Experimental and numerical analysis on formation of stable austenite during the intercritical annealing of 5Mn steel

Microstructure evolution during the intercritical annealing at 650 °C for various durations up to 144 h in 5 wt.% Mn-containing steel, from the initial martensitic microstructure to mainly ultrafine lamellar microstructures consisting of austenite laths and ferrite laths, was examined experimentally and analyzed numerically in this paper. Annealing for longer duration results in a larger volume faction of austenite and thicker γ laths with an enrichment of Mn, which significantly improves elongation and lowers the yield stress. The γ fraction increases almost linearly with the logarithm of annealing time until it is saturated after 12 h annealing. The thickening of the austenite lath was numerically simulated by DICTRA software and the MOB2 database under the local equilibrium.
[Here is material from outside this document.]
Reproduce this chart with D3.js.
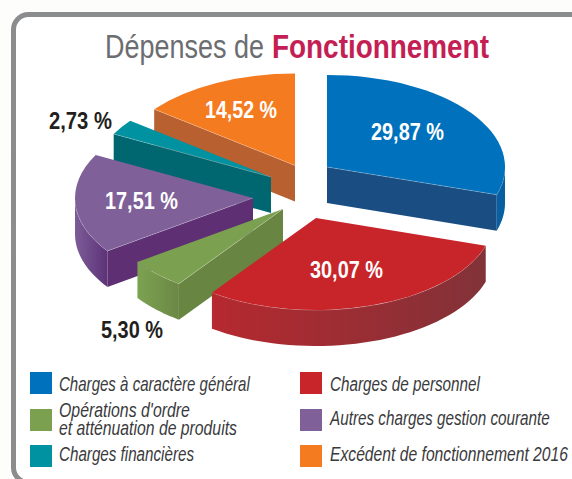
<!DOCTYPE html>
<html><head><meta charset="utf-8">
<script src="https://cdn.jsdelivr.net/npm/d3@7"></script>
<style>html,body{margin:0;padding:0;background:#fdfdfb;overflow:hidden}svg{display:block}
text{font-family:"Liberation Sans",sans-serif}</style></head>
<body><svg id="c" width="572" height="479"></svg>
<script>
const categories=["Charges à caractère général","Charges de personnel","Opérations d'ordre et atténuation de produits","Autres charges gestion courante","Charges financières","Excédent de fonctionnement 2016"];
const values=[29.87,30.07,5.30,17.51,2.73,14.52];
const valueLabels=["29,87 %","30,07 %","5,30 %","17,51 %","2,73 %","14,52 %"];
const topColors=["#0071bc","#c8252b","#7aa050","#7f6099","#0092a0","#f57b20"];
const faceColors=["#1a4e82","#8b3036","#688542","#5e2f73","#006670","#b86030"];
const rimFrom=["#0a5fa3","#b5292f","#7ca251","#7c5d98","#006670","#b86030"];
const rimTo=["#04609f","#813238","#6b8845","#5d3278","#006670","#b86030"];
const labelColors=["#fff","#fff","#231f20","#fff","#231f20","#fff"];
// layout
const apex=[[327,167],[316,218],[283,209],[253,198],[271,177],[295,165.5]];
const labelAt=[[371,140],[310,278],[101,338],[105,209],[49,129],[205,118]];
const labelW=[73,73,62,73,63,72];
const drawOrder=[5,4,3,0,2,1];
const R=178,K=0.517,D=36;
const legendRows=[[0,1],[2,3],[4,5]];
const swatchY=[372,409,445];
const textY=[391,425,461];
const legendX=[30,300];
const legendW=[191,150,178,220,135,238];

const svg=d3.select("#c");
const defs=svg.append("defs");
svg.append("rect").attr("x",13.5).attr("y",14.5).attr("width",575).attr("height",468).attr("rx",15)
  .attr("fill","#fff").attr("stroke","#8a8c8e").attr("stroke-width",5);

// squeeze a text horizontally to the reference's width (no narrow font is installed)
const fit=(sel,x,y,w)=>{
  const n=sel.node().getComputedTextLength();
  return sel.attr("transform",`translate(${x},${y}) scale(${w/n},1)`);
};
fit(svg.append("text").attr("font-size",34).attr("fill","#6b6d70").text("Dépenses de"),105,58,159);
fit(svg.append("text").attr("font-size",34).attr("fill","#c41f55").attr("font-weight","bold").text("Fonctionnement"),272,58,217);

const arcs=d3.pie().sort(null).value(d=>d).startAngle(0).endAngle(2*Math.PI)(values);
const pt=(a,z=0)=>[R*Math.sin(a),-R*K*Math.cos(a)+z];
const line=d3.line();
const arcGen=d3.arc().innerRadius(0).outerRadius(R);

drawOrder.forEach(i=>{
  const s=arcs[i],[ax,ay]=apex[i];
  const g=svg.append("g").attr("transform",`translate(${ax},${ay})`);
  const face=a=>{
    const p=pt(a),q=pt(a,D);
    g.append("path").attr("d",line([[0,0],p,q,[0,D]])+"Z").attr("fill",faceColors[i]);
  };
  if(Math.sin(s.startAngle)<-1e-6) face(s.startAngle);
  if(Math.sin(s.endAngle)>1e-6) face(s.endAngle);
  const lo=Math.max(s.startAngle,Math.PI/2),hi=Math.min(s.endAngle,3*Math.PI/2);
  if(hi>lo){
    const as=d3.range(0,41).map(t=>lo+(hi-lo)*t/40);
    const xs=as.map(a=>pt(a)[0]);
    const id="rim"+i;
    const gr=defs.append("linearGradient").attr("id",id).attr("gradientUnits","userSpaceOnUse")
      .attr("x1",d3.min(xs)).attr("x2",d3.max(xs)).attr("y1",0).attr("y2",0);
    gr.append("stop").attr("offset",0).attr("stop-color",rimFrom[i]);
    gr.append("stop").attr("offset",1).attr("stop-color",rimTo[i]);
    const pts=as.map(a=>pt(a)).concat(as.slice().reverse().map(a=>pt(a,D)));
    g.append("path").attr("d",line(pts)+"Z").attr("fill",`url(#${id})`);
    g.append("path").attr("d",line(as.map(a=>pt(a)))).attr("fill","none")
      .attr("stroke","rgba(255,255,255,.35)").attr("stroke-width",.7);
  }
  g.append("path").attr("transform",`scale(1,${K})`).attr("d",arcGen(s)).attr("fill",topColors[i]);
  [[s.startAngle,-1],[s.endAngle,1]].forEach(([a,sg])=>{
    if(Math.sin(a)*sg>1e-6) g.append("path").attr("d",line([[0,0],pt(a)])).attr("fill","none")
      .attr("stroke","rgba(255,255,255,.35)").attr("stroke-width",.7);
  });
});

valueLabels.forEach((d,i)=>{
  fit(svg.append("text").attr("font-size",24).attr("font-weight","bold").attr("fill",labelColors[i]).text(d),
    labelAt[i][0],labelAt[i][1],labelW[i]);
});

const leg=svg.append("g");
legendRows.forEach((row,r)=>row.forEach((i,c)=>{
  leg.append("rect").attr("x",legendX[c]).attr("y",swatchY[r]).attr("width",22).attr("height",22).attr("fill",topColors[i]);
  const add=(str,y,w)=>fit(leg.append("text").attr("font-style","italic").attr("font-size",20).attr("fill","#3a3a3c").text(str),
     legendX[c]+29+(c?1:0),y,w);
  if(i===2){
    add("Opérations d'ordre",417,131);
    add("et atténuation de produits",435,178);
  } else add(categories[i],textY[r],legendW[i]);
}));
</script></body></html>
The simulation result is in fair agreement with the measurements, and also shows a proportional dependence on the logarithm of the annealing time up to 12 h. Furthermore, numerical simulations on growth of the austenite lath nucleated at the ferrite–cementite interface were also performed, and indicated that such growth should be very sluggish due to the slow dissolution of cementite. As a result, it is concluded that the growth of austenite nucleated at the ferrite lath boundaries, instead of the growth of austenite nucleated at the ferrite–cementite interface, plays a major role in the increase in austenite volume fraction during the annealing, which is controlled by the diffusion of Mn in both austenite and ferrite phases.